Another amazing photo from APOD–
Which as in previous photos like this that I’ve posted, shows a huge swath of sky, as we would see it with all the stars we *can* see, along with all the nebulae that we humans *cannot* see with our human eyes. It’s a big patch of sky, from the constellations Auriga at left to Orion on its left side in upper right. Click to the site and move cursor over photo to see IDs of main stars and nebulae.
Washington Post: Neil deGrasse Tyson on the Pandemic Year: Science Needs Better Marketing, subtitled, “Many people who love their high-tech smartphones refused to trust scientists when it came to Covid.”
If the enterprise of science were some newfangled, untested way of knowing, one might empathize with these sentiments. But the people who battle against science are the same ones who, for instance, wield and embrace their pocket-sized smartphones, which merge state-of-the-art engineering, mathematics, information technology and space physics. It’s an educator’s conundrum indeed.
Imagine the ad campaigns: We fly through the air at 500 mph, seated in a cushioned chair, inside a 100-ton metal tube, 30,000 feet above the ground—because of science. We communicate with practically anyone we’ve ever met, in an instant, no matter where they are in the world—because of science. We obtain immediate access to all the compiled knowledge of the world, at our fingertips—because of science. Neither you nor your mother died in childbirth—because of science. Most people used to die at 65 or 45 or younger, but we don’t anymore—because of science. And we are able to glean accurate insights about Earth’s past, present and future, especially its climate, our ecosystem and the forces we exert upon them—because of science.
Which is to say, the conspiracy theorists spread their ideas to their gullible followers via devices built with the very science those followers deny.
The Atlantic: Following Your Gut Isn’t the Right Way to Go, subtitled “The experts had a rough year. We still have to trust them.”
By Tom Nichols — again, a conservative who left the Republican party during the Trump years. I reviewed a book of his a couple years ago: Nichols, THE DEATH OF EXPERTISE.

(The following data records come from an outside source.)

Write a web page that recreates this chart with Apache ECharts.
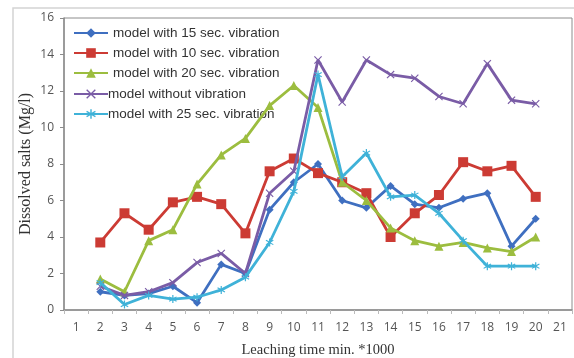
<!DOCTYPE html>
<html>
<head>
<meta charset="utf-8">
<script src="https://cdn.jsdelivr.net/npm/echarts@6/dist/echarts.min.js"></script>
<style>
  html, body { margin: 0; padding: 0; background: #fff; }
  #chart { width: 574px; height: 358px; }
</style>
</head>
<body>
<div id="chart"></div>
<script>
// Leaching time categories (min. *1000)
const categories = ['1','2','3','4','5','6','7','8','9','10','11','12','13','14','15','16','17','18','19','20','21'];

// Dissolved salts (Mg/l) per model, measured at times 2..20 (none at 1 and 21)
const vib15 = [null, 1.0, 0.8, 0.9, 1.3, 0.4, 2.5, 2.0, 5.5, 7.0, 8.0, 6.0, 5.6, 6.8, 5.8, 5.6, 6.1, 6.4, 3.5, 5.0, null];
const vib10 = [null, 3.7, 5.3, 4.4, 5.9, 6.2, 5.8, 4.2, 7.6, 8.3, 7.5, 7.0, 6.4, 4.0, 5.3, 6.3, 8.1, 7.6, 7.9, 6.2, null];
const vib20 = [null, 1.7, 1.0, 3.8, 4.4, 6.9, 8.5, 9.4, 11.2, 12.3, 11.1, 7.0, 6.0, 4.5, 3.8, 3.5, 3.7, 3.4, 3.2, 4.0, null];
const noVib = [null, 1.3, 0.8, 1.0, 1.5, 2.6, 3.1, 2.0, 6.4, 7.6, 13.7, 11.4, 13.7, 12.9, 12.7, 11.7, 11.3, 13.5, 11.5, 11.3, null];
const vib25 = [null, 1.5, 0.3, 0.8, 0.6, 0.7, 1.1, 1.8, 3.7, 6.5, 12.9, 7.3, 8.6, 6.2, 6.3, 5.3, 3.8, 2.4, 2.4, 2.4, null];

const yTicks = { min: 0, max: 16, interval: 2 };

const seriesNames = [
  'model with 15 sec. vibration',
  'model with 10 sec. vibration',
  'model with 20 sec. vibration',
  'model without vibration',
  'model with 25 sec. vibration'
];

const colors = ['#3f6fc0', '#cc3b34', '#9cbd3f', '#7a5ca6', '#3fb2d8'];

// marker shapes: x-cross and asterisk drawn as paths
const xSymbol = 'path://M1,0L5,4L9,0L10,1L6,5L10,9L9,10L5,6L1,10L0,9L4,5L0,1Z';
const starSymbol = 'path://M4.3,0H5.7V3.6L8.9,1.7L9.6,2.9L6.4,4.8V5.2L9.6,7.1L8.9,8.3L5.7,6.4V10H4.3V6.4L1.1,8.3L0.4,7.1L3.6,5.2V4.8L0.4,2.9L1.1,1.7L4.3,3.6Z';

const symbols = ['diamond', 'rect', 'triangle', xSymbol, starSymbol];
const symbolSizes = [8, 10, 9, 8, 8];
const dataSets = [vib15, vib10, vib20, noVib, vib25];

const chart = echarts.init(document.getElementById('chart'), null, { renderer: 'canvas' });

const series = dataSets.map((d, i) => ({
  name: seriesNames[i],
  type: 'line',
  data: d,
  symbol: symbols[i],
  symbolSize: symbolSizes[i],
  showAllSymbol: true,
  connectNulls: false,
  lineStyle: { width: 2.8, color: colors[i] },
  itemStyle: { color: colors[i], borderWidth: 0 },
  z: 2 + i
}));

const legendText = { fontFamily: 'Liberation Sans', fontSize: 13.5, color: '#333' };

chart.setOption({
  animation: false,
  backgroundColor: '#ffffff',
  color: colors,
  graphic: [{
    type: 'rect',
    shape: { x: 13, y: 8, width: 570, height: 360 },
    style: { fill: 'none', stroke: '#d4d4d4', lineWidth: 1.5 },
    silent: true,
    z: -1
  }],
  grid: {
    left: 64, right: 2, top: 18, bottom: 48,
    containLabel: false,
    outerBoundsMode: 'none',
    show: true,
    borderColor: '#8c8c8c',
    borderWidth: 1
  },
  legend: [{
    orient: 'vertical',
    left: 68,
    top: 23,
    padding: [3, 5],
    itemGap: 6,
    itemWidth: 34,
    itemHeight: 12,
    textStyle: legendText,
    data: seriesNames.slice(0, 3)
  }, {
    orient: 'vertical',
    left: 68,
    top: 84,
    padding: [3, 5],
    itemGap: 6,
    itemWidth: 34,
    itemHeight: 12,
    textStyle: Object.assign({}, legendText, { padding: [0, 0, 0, -5] }),
    data: seriesNames.slice(3)
  }],
  xAxis: {
    type: 'category',
    data: categories,
    boundaryGap: true,
    name: 'Leaching time min. *1000',
    nameLocation: 'middle',
    nameGap: 33,
    nameMoveOverlap: false,
    nameTextStyle: { fontFamily: 'Liberation Serif', fontSize: 14.5, color: '#333' },
    axisLine: { lineStyle: { color: '#8c8c8c', width: 1.5 } },
    axisTick: { show: true, alignWithLabel: false, length: 4, lineStyle: { color: '#bbb' } },
    axisLabel: { fontFamily: 'Open Sans', fontSize: 12, color: '#555', margin: 12 },
    splitLine: { show: false }
  },
  yAxis: {
    type: 'value',
    min: yTicks.min,
    max: yTicks.max,
    interval: yTicks.interval,
    name: 'Dissolved salts (Mg/l)',
    nameLocation: 'middle',
    nameGap: 30,
    nameMoveOverlap: false,
    nameTextStyle: { fontFamily: 'Liberation Serif', fontSize: 16, color: '#333' },
    axisLine: { show: true, lineStyle: { color: '#8c8c8c', width: 1.5 } },
    axisTick: { show: true, length: 4, lineStyle: { color: '#8c8c8c' } },
    axisLabel: { fontFamily: 'Open Sans', fontSize: 12, color: '#555', margin: 10 },
    splitLine: { show: false }
  },
  series: series
});
</script>
</body>
</html>
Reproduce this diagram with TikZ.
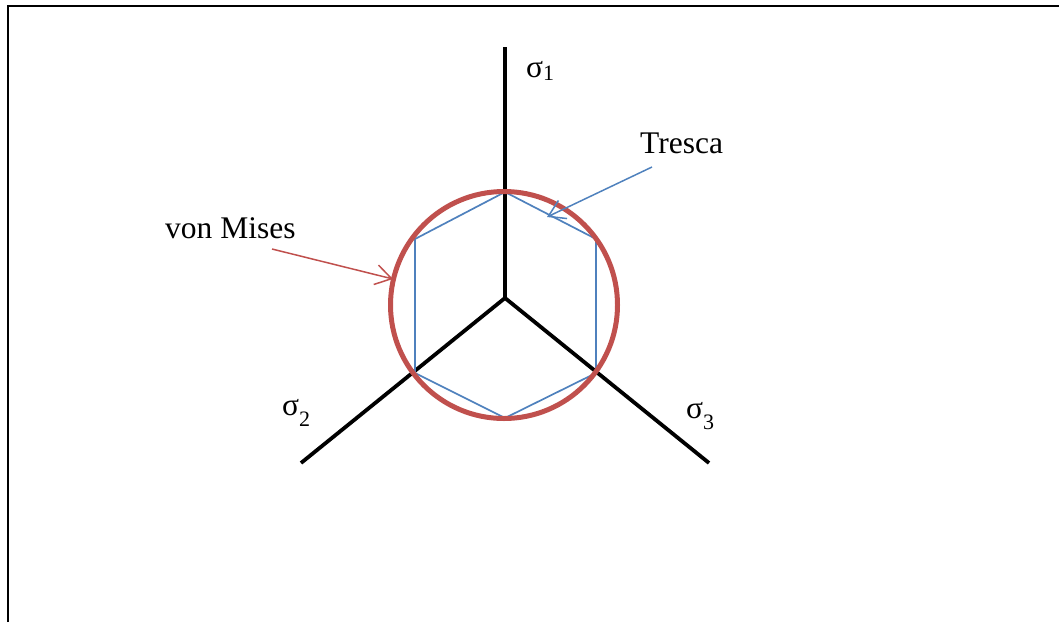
\documentclass[tikz,border=0pt]{standalone}
\usepackage{fontspec}
\setmainfont{Liberation Serif}
\usetikzlibrary{arrows.meta}
\definecolor{vmred}{HTML}{C0504D}
\definecolor{trblue}{HTML}{4F81BD}
\tikzset{
  axis/.style={line width=3.8pt,black},
  lbl/.style={font=\fontsize{31.5}{36}\selectfont,inner sep=0pt},
  frame/.style={line width=2pt,black},
  callout/.style={line width=1.5pt,-{Straight Barb[length=16pt,width=20pt,line width=1.5pt]}}
}
\newcommand{\sig}[2]{σ\raisebox{#2}{\fontsize{22}{25}\selectfont #1}}
\begin{document}
\begin{tikzpicture}[x=1pt,y=-1pt]
\useasboundingbox (0,0) rectangle (1059,622);
% frame
\coordinate (F1) at (8,622);
\coordinate (F2) at (8,6);
\coordinate (F3) at (1059,6);
\draw[frame] (F1) -- (F2) -- (F3);
% axes
\coordinate (O) at (505,298);
\coordinate (A1) at (505,47);
\coordinate (A2) at (301,463);
\coordinate (A3) at (709,463);
\draw[axis] (O) -- (A1);
\draw[axis] (O) -- (A2);
\draw[axis] (O) -- (A3);
% hexagon (Tresca)
\coordinate (H1) at (505,192);
\coordinate (H2) at (415,239);
\coordinate (H3) at (415,373);
\coordinate (H4) at (505,418);
\coordinate (H5) at (596,373);
\coordinate (H6) at (596,239);
\draw[trblue,line width=1.7pt,line join=round] (H1) -- (H2) -- (H3) -- (H4) -- (H5) -- (H6) -- cycle;
% circle (von Mises)
\node[circle,draw=vmred,line width=5pt,minimum size=227pt,inner sep=0pt] (VM) at (504,305) {};
% labels
\node[lbl,anchor=base west] (S1) at (526,77) {\sig{1}{-3pt}};
\node[lbl,anchor=base west] (S2) at (282,415) {\sig{2}{-11pt}};
\node[lbl,anchor=base west] (S3) at (686,418) {\sig{3}{-11pt}};
\node[lbl,anchor=base west] (TR) at (640,153) {Tresca};
\node[lbl,anchor=base west] (VL) at (165,238) {von Mises};
% callouts
\coordinate (TRs) at (652,167);
\coordinate (TRe) at (547,217);
\draw[callout,trblue] (TRs) -- (TRe);
\coordinate (VMs) at (272,249);
\coordinate (VMe) at (393,279);
\draw[callout,vmred] (VMs) -- (VMe);
\end{tikzpicture}
\end{document}
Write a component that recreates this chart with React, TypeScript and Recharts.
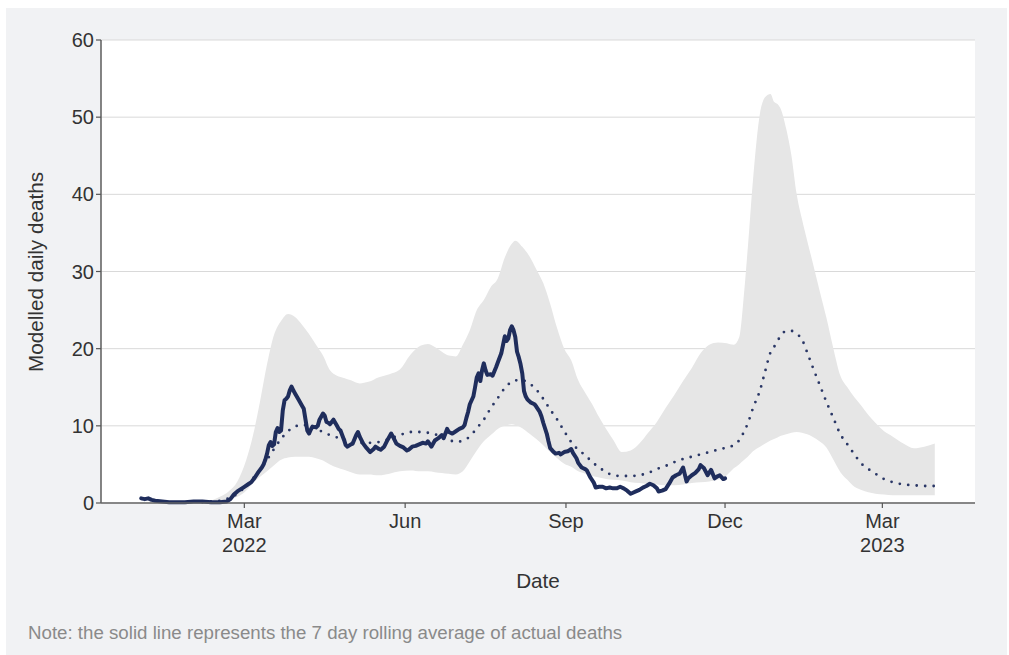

I’ve spent years telling people, usually with exasperation and a certain amount of petulance, to trust experts and to stop obsessing about the rarity of their failure. But that was before a crisis in which millions of lives were dependent on a working relationship between science and government. Now that I must take my own advice, I feel the same anxiety I’ve so often dismissed in others. We—and I’m including myself here—need to come back to our senses about expertise.
For example, why ask *which* vaccine? Who are we to know? You have to trust people with expertise in areas you are not an expert in, and expect them to trust you in return. It’s part of the implicit social contract.
As paradoxical as this advice may seem, one important step to regaining our footing is for ordinary citizens to stop constantly seeking information as if we were fish darting about in a tank that’s been sprinkled with food. I say this as a victim of the same affliction; like everyone else, I am overwhelmed with extraneous information. I am far too awash in data, including much that I am not equipped to understand, about how each vaccine is made and which trials had better results.
The best experts help us find the sweet spot between our gut and our brain by explaining processes, risks, and benefits in ways that we can understand. The questions we pose to those experts are an important part of establishing a trusting relationship with them. But we must consider whether we are asking questions that are meaningful and intended to help us reach a decision, or whether we are asking questions to enjoy a temporary sense of empowerment.
This belief is the crux of the matter. Sometimes, experts and their institutions fail. But people who believe that medical schools, research institutions, peer review, and lab trials—in other words, the entire structure of modern science—have all failed or become corrupted are beyond the reach of reason, and no expert advice will sway them.
And concludes with an anecdote about being on a submarine in the middle of the ocean, looking up the night sky amid an infinite ocean. And how to be there, he has to trust the entire infrastructure of the people who built and run the sub.